Revitalization riddum

New rhymes for we who will never meet a coral snake but still get snookered by the sharks in the SA developmental games?

Green or yellow, you lucky fellow
Red-on-black, you’re in for it, Jack

The color-coded redevelopment charts created by the Downtown Alliance on display at Cavender Cadillac’s Broadway dealership showroom recently divided the “winners” from the “losers” in the real-estate exploitation of River North.

Like an overdressed sideshow hawker, local attorney Gerardo Menchaca was doing his best to draw River North’s landed class to the populist rebellion that is the River North Improvement Association.

“Congratulations, if you’re a green you can leave. You’re a winner,” Menchaca cried. “If you are a red, go ahead and have a seat.”

But the smirking agitants rubbed those on the outer ring of the Escalades wrong.

“First, you branded me a loser, and then I don’t know that what you’re saying is true,” offered one attendee. Another said he “didn’t feel like a loser.” (Of course, the first step to recovery is admission of loserness.)

But the sideshow of awkward mobilization detracts from the RNIA’s objections to being left out of the planning process and accusations that developer Ed “Double” Cross stands to benefit too richly. Enter City Manager Sheryl Sculley with token offers to steer this wayward enterprise into the light of civil discourse and equity.

Still the most unnerving fears remain unaddressed. Pastor Bill Malcomson wants to know if anyone else noticed that the proposed River North zoning district looks like Darth Vader’s helmet.

What say ye, Jedi?*

Suit of no return

Back in Brownsville, residents are anxious to return to their lazy Parrothead existence of drowsing in the sun under giant sabal palms, sucking down sticky guava juice while their bare feet bob in the river (So, it’s a dirty, filthy stereotype dating back to the age of tintypes. What are you going to do about it? You can’t even stop a measly fence construction project!), but district-court officials have sold out to Chertoff in his infamous Declaration of Taking lawsuit against El Calaboz heroine Eloisa Tamez.
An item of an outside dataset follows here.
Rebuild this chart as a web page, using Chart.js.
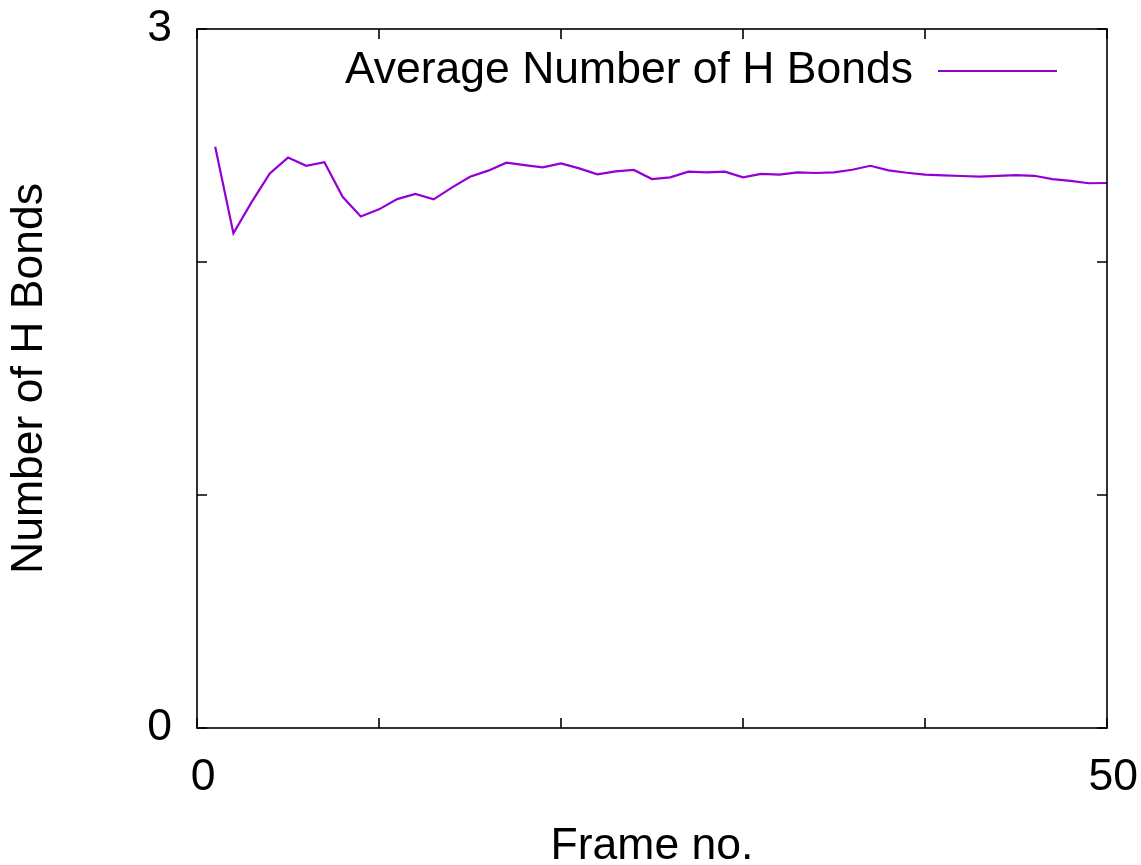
<!DOCTYPE html>
<html>
<head>
<meta charset="utf-8">
<title>Average Number of H Bonds</title>
<script src="https://cdn.jsdelivr.net/npm/chart.js@4/dist/chart.umd.min.js"></script>
<style>
  html, body { margin: 0; padding: 0; background: #ffffff; }
  #wrap { width: 1141px; height: 865px; position: relative; }
  canvas { display: block; }
</style>
</head>
<body>
<div id="wrap"><canvas id="chart" width="1141" height="865"></canvas></div>
<script>
// Frame numbers along the trajectory
const frames = [
  1, 2, 3, 4, 5, 6, 7, 8, 9, 10,
  11, 12, 13, 14, 15, 16, 17, 18, 19, 20,
  21, 22, 23, 24, 25, 26, 27, 28, 29, 30,
  31, 32, 33, 34, 35, 36, 37, 38, 39, 40,
  41, 42, 43, 44, 45, 46, 47, 48, 49, 50
];

// Running average of hydrogen bonds per frame
const avgHBonds = [
  2.495, 2.123, 2.257, 2.380, 2.448, 2.413, 2.428, 2.280, 2.195, 2.226,
  2.270, 2.292, 2.269, 2.319, 2.366, 2.392, 2.426, 2.416, 2.406, 2.423,
  2.402, 2.376, 2.389, 2.395, 2.356, 2.363, 2.388, 2.385, 2.388, 2.363,
  2.378, 2.375, 2.385, 2.382, 2.385, 2.396, 2.413, 2.393, 2.383, 2.375,
  2.372, 2.369, 2.366, 2.370, 2.373, 2.370, 2.356, 2.348, 2.338, 2.339
];

const seriesLabel = 'Average Number of H Bonds';
const xTitle = 'Frame no.';
const yTitle = 'Number of H Bonds';

// Only the axis end values carry labels; the other ticks are bare marks
const xLabeledTicks = [0, 50];
const yLabeledTicks = [0, 3];

const FONT = '"Liberation Sans", Arial, Helvetica, sans-serif';
const LINE_COLOR = '#9400d3';

// Closed frame with inward tick marks on all four sides, plus a gnuplot-style key
const framePlugin = {
  id: 'frameAndKey',
  afterDraw(chart) {
    const { ctx, chartArea: a, scales } = chart;
    const tick = 10;
    ctx.save();
    ctx.strokeStyle = '#000000';
    ctx.lineWidth = 1.6;
    ctx.strokeRect(a.left, a.top, a.right - a.left, a.bottom - a.top);

    ctx.beginPath();
    scales.x.ticks.forEach(t => {
      const px = scales.x.getPixelForValue(t.value);
      ctx.moveTo(px, a.bottom); ctx.lineTo(px, a.bottom - tick);
      ctx.moveTo(px, a.top);    ctx.lineTo(px, a.top + tick);
    });
    scales.y.ticks.forEach(t => {
      const py = scales.y.getPixelForValue(t.value);
      ctx.moveTo(a.left, py);  ctx.lineTo(a.left + tick, py);
      ctx.moveTo(a.right, py); ctx.lineTo(a.right - tick, py);
    });
    ctx.stroke();

    // key: label on the left, line sample on the right
    const ds = chart.data.datasets[0];
    const keyY = 71;
    const sampleLeft = 938, sampleRight = 1057;
    ctx.font = '44.5px ' + FONT;
    ctx.fillStyle = '#000000';
    ctx.textAlign = 'right';
    ctx.textBaseline = 'middle';
    ctx.fillText(ds.label, sampleLeft - 25, keyY);
    ctx.strokeStyle = ds.borderColor;
    ctx.lineWidth = ds.borderWidth;
    ctx.beginPath();
    ctx.moveTo(sampleLeft, keyY);
    ctx.lineTo(sampleRight, keyY);
    ctx.stroke();
    ctx.restore();
  }
};

new Chart(document.getElementById('chart'), {
  type: 'line',
  data: {
    datasets: [{
      label: seriesLabel,
      data: frames.map((f, i) => ({ x: f, y: avgHBonds[i] })),
      borderColor: LINE_COLOR,
      backgroundColor: LINE_COLOR,
      borderWidth: 2.2,
      pointRadius: 0,
      tension: 0,
      fill: false
    }]
  },
  options: {
    responsive: false,
    animation: false,
    devicePixelRatio: 1,
    layout: { padding: { top: 29, right: 34, left: 0, bottom: 0 } },
    plugins: {
      legend: { display: false },
      tooltip: { enabled: false }
    },
    scales: {
      x: {
        type: 'linear',
        min: 0,
        max: 50,
        grid: { display: false, drawTicks: false },
        border: { display: false },
        ticks: {
          stepSize: 10,
          autoSkip: false,
          maxRotation: 0,
          padding: 23,
          color: '#000000',
          font: { family: FONT, size: 44.5 },
          // a leading space nudges each label slightly right of its tick
          callback: v => xLabeledTicks.includes(v) ? ' ' + v : ''
        },
        title: {
          display: true,
          text: xTitle,
          color: '#000000',
          font: { family: FONT, size: 44.5, lineHeight: 1 },
          padding: { top: 0, bottom: -4 }
        },
        afterFit(scale) {
          scale.height = 137;
          scale.paddingLeft = 0;
          scale.paddingRight = 0;
        }
      },
      y: {
        type: 'linear',
        min: 0,
        max: 3,
        grid: { display: false, drawTicks: false },
        border: { display: false },
        ticks: {
          stepSize: 1,
          autoSkip: false,
          padding: 25,
          color: '#000000',
          font: { family: FONT, size: 44.5 },
          callback: v => yLabeledTicks.includes(v) ? String(v) : ''
        },
        title: {
          display: true,
          text: yTitle,
          color: '#000000',
          font: { family: FONT, size: 44.5 },
          padding: { top: 3, bottom: 0 }
        },
        afterFit(scale) {
          scale.width = 197;
          scale.paddingTop = 0;
          scale.paddingBottom = 0;
        }
      }
    }
  },
  plugins: [framePlugin]
});
</script>
</body>
</html>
Followed by a pack of reporters and photographers, one activist, and a professor of environmental justice, Tamez led the Homeland Security contractor from E2M (who rolled up with a three-car, multi-agency posse, lights flashing) around her property for the requisite federal pre-land theft survey.

During this delightful federal demonstration of dominance, the contractor almost let one slip, Tamez said in an apostrophe-
draining account.

“‘You know, I know these lands,’ `the contractor` said. I said, ‘You know these lands?’ She said, ‘Yes, we’ve been surveying.’ And I said, ‘You’ve been surveying my lands?’ And then I repeated because she didn’t answer. I said, ‘You’ve been surveying my lands?’ And she said, ‘No, we’ve been surveying around here.’”

Better watch it, little E2M surveyor girl, cuz while the judge may have ruled for Chertoff against Tamez, there’s still a lawsuit addressed from Tamez to Chertoff waiting to be certified with a class-action request on its tail.

* Note: No portion of this Que2 was scribed by Elaine Wolff, aka spouse of District One Zoning Commish Michael Westheimer.